What remains obscure is the destination that this trajectory is leading us to: the alternative regimes, relationships, and ideas that will emerge in the transitioning countries. This question should raise very broad apprehensions, for plainly visible reasons that need no elaboration, rather than unenviable overwhelming joy.
Indeed, decades of military coups and defiance successively destroyed political life in the countries where they took hold, as well as those that felt the repercussions of their actions and influence. This destruction dramatically reinforced communal loyalties and identities - religious, sectarian, ethnic, regional - as well as hostility and intolerance to outsiders. The ongoing domestic fragmentation of the countries concerned is preventing the emergence of unified and coherent opposition coalitions capable of converging around unified and coherent programs that could lead their countries to safer shores.
This obstacle is further compounded by the fact that the proposed transition has been accompanied by striking population flows engendered by ethnic cleansing or fear of it, as well as the demographic realities these changes produce. We know all too well that numbers are among the most lethal weapons of identitarian conflicts.
These apprehensions are heightened by a bleak economic picture that is aggravating competition over dwindling resources. With the “reconstruction” of devastated countries and areas, such as Gaza, Syria, Lebanon, looming as a basic prerequisite for reasonable public life, this need runs up against American refusal to contribute and Europe’s insufficient means. In their place, buffoonish and self-aggrandizing rhetoric centered on real estate, tourism, and investment projects has taken center stage.
This has two implications that fuel the pessimism further: large segments of the population living over the rubble for a protracted period, grappling with unemployment, and competition among the needy for extremely scarce aid, which could add a dose, big or small, of communal conflicts within national borders and beyond them.
It is unlikely, as these countries, especially those entangled in communal civil conflicts, atrophy from within, that foreign states and alliances seeking to expand their influence will find it difficult to do so. Such a development would, by definition, undermine the interests of the countries concerned, particularly their interest in safeguarding stability. Nor would it be wise to ignore Israel’s strategy, which fuses three explosive elements: rejection of a Palestinian state, or even of a path toward one, in principle, escalating humiliation of neighboring countries and potentially a campaign to carve out “purged” sovereign territories; and meddling in our numerous unresolved crises and unaddressed problems, which it has every opportunity to do, with our social fabric torn amid injustices inflicted on ethnic, religious, and sectarian groups. It then uses these tensions to exert influence and impose its will on the peoples and communities of the region by instrumentalizing their causes.
As for the philosophy of force that now prevails globally, it clearly does not serve the interests of countries like ours, which lack force of any kind, but its victims - unless we assume that the powerful are driven by humanitarian and altruistic impulses as mounting evidence points to the contrary.
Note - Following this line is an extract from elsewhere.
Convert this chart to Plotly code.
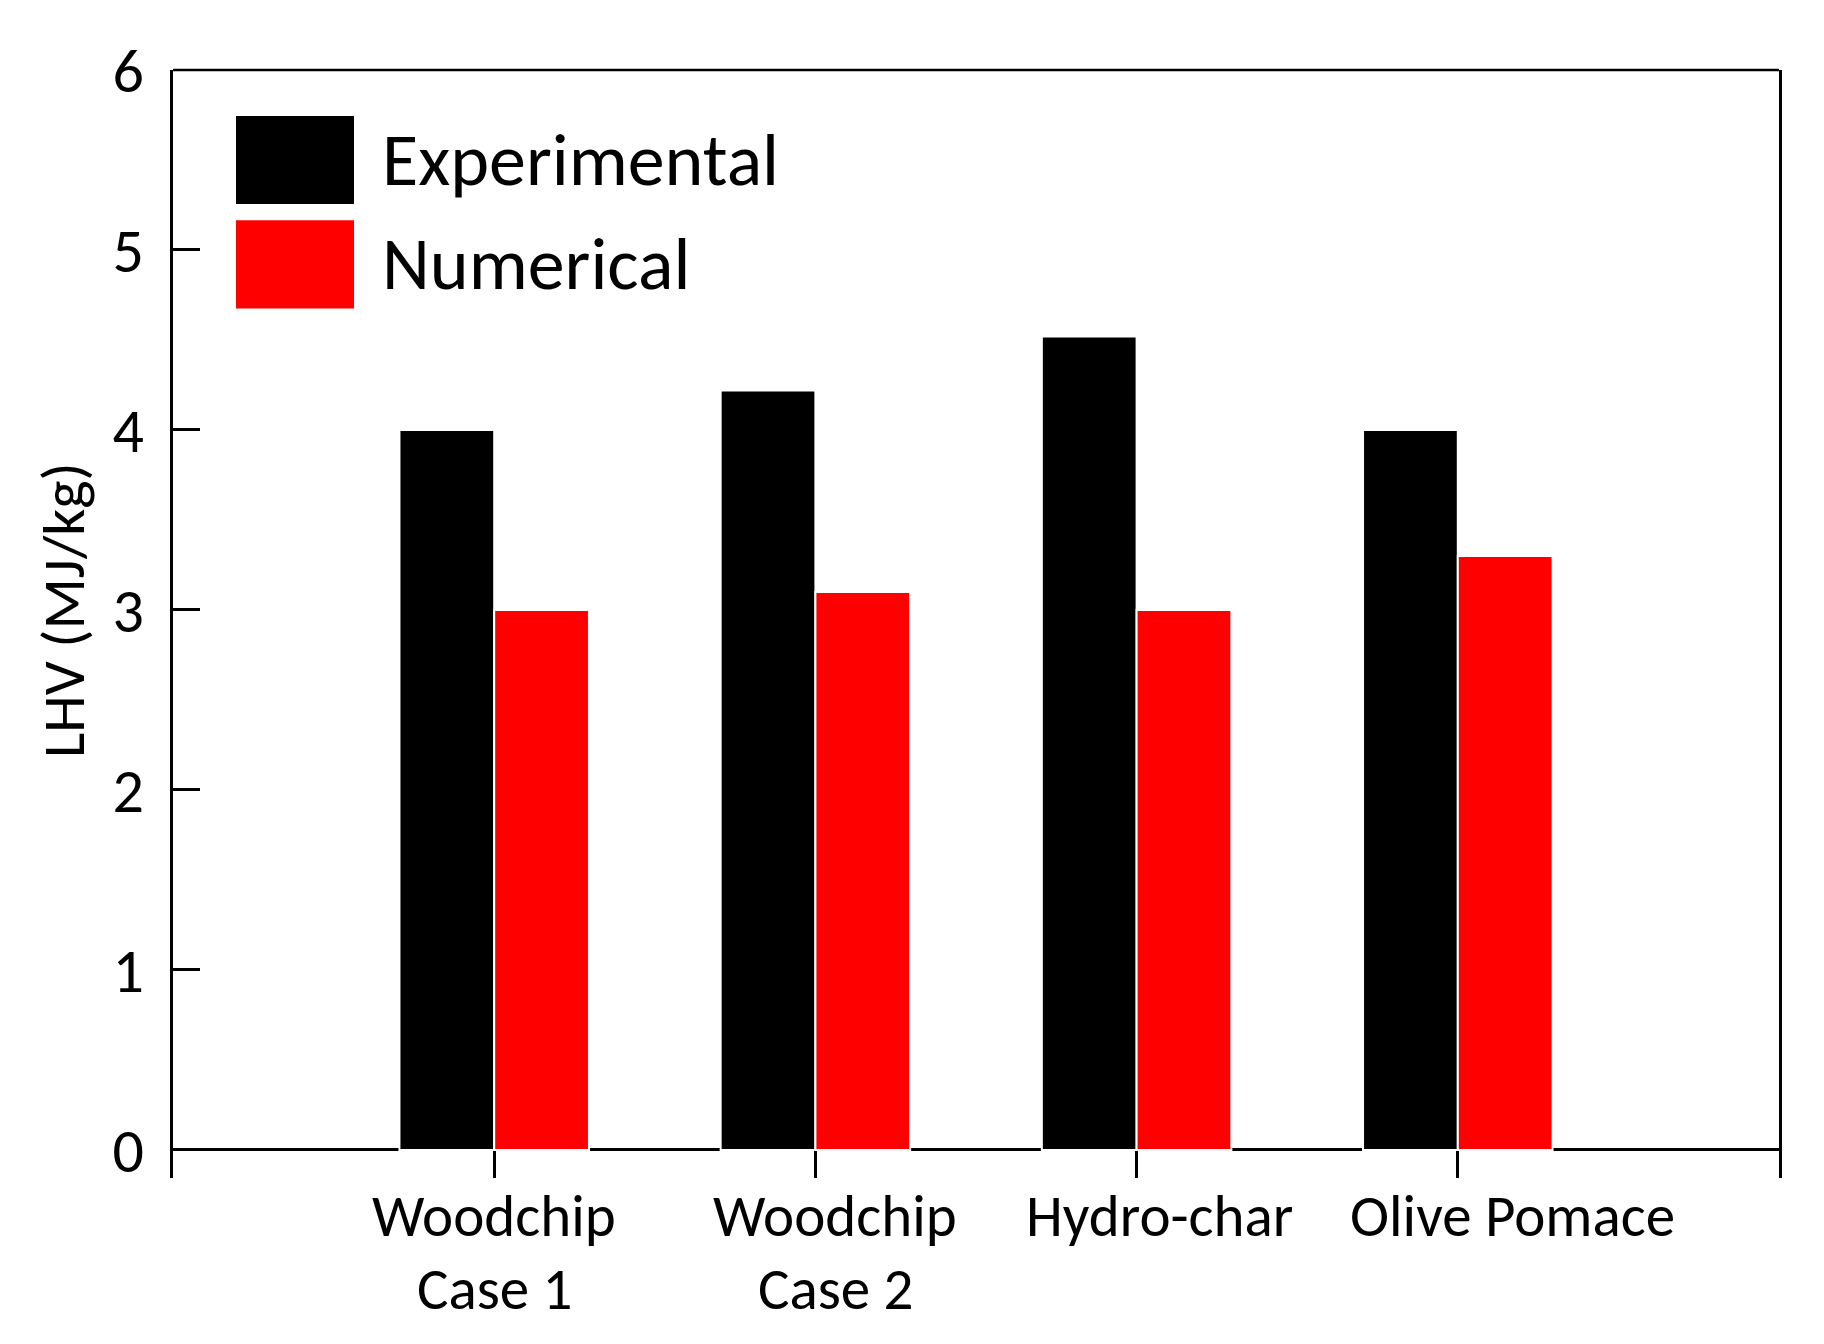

True, the defeated militias’ insistence on clinging to their weapons provides an additional pretext for the powerful to exert their power over us, adding yet another argument for these militias’ disarmament sooner rather than later.
We should not, however, miss the forest of a world governed by the philosophy of force for the trees of the militias and their regional patron, even as they wither. If Denmark, and behind it Europe, are apprehensive about this philosophy and its implications, how could weak countries like Lebanon, Syria, and Jordan rest assured?
How we interpret the development matters here. Liberation from militias and from Iranian influence is a liberation of the weak who have suffered under the weight of militias’ and Iran’s power. This calls for- indeed, ought to prompt us to collectively ask ourselves how we found ourselves in this position here rather than radiating joy, congratulating ourselves, and triumphantly proclaiming the end of history. Instead of the rhetoric of threats and intimidation, we would have more to gain from equipping ourselves with ideas of peace that oppose the kind of tyranny and violence we have long suffered.
As for joining the party of power, it leaves us unsure whether to laugh or cry - absurdity that mirrors a bald man bragging about his neighbor’s hair and hubris akin to wandering off mindlessly, with one’s chest puffed out, toward the nearest abyss.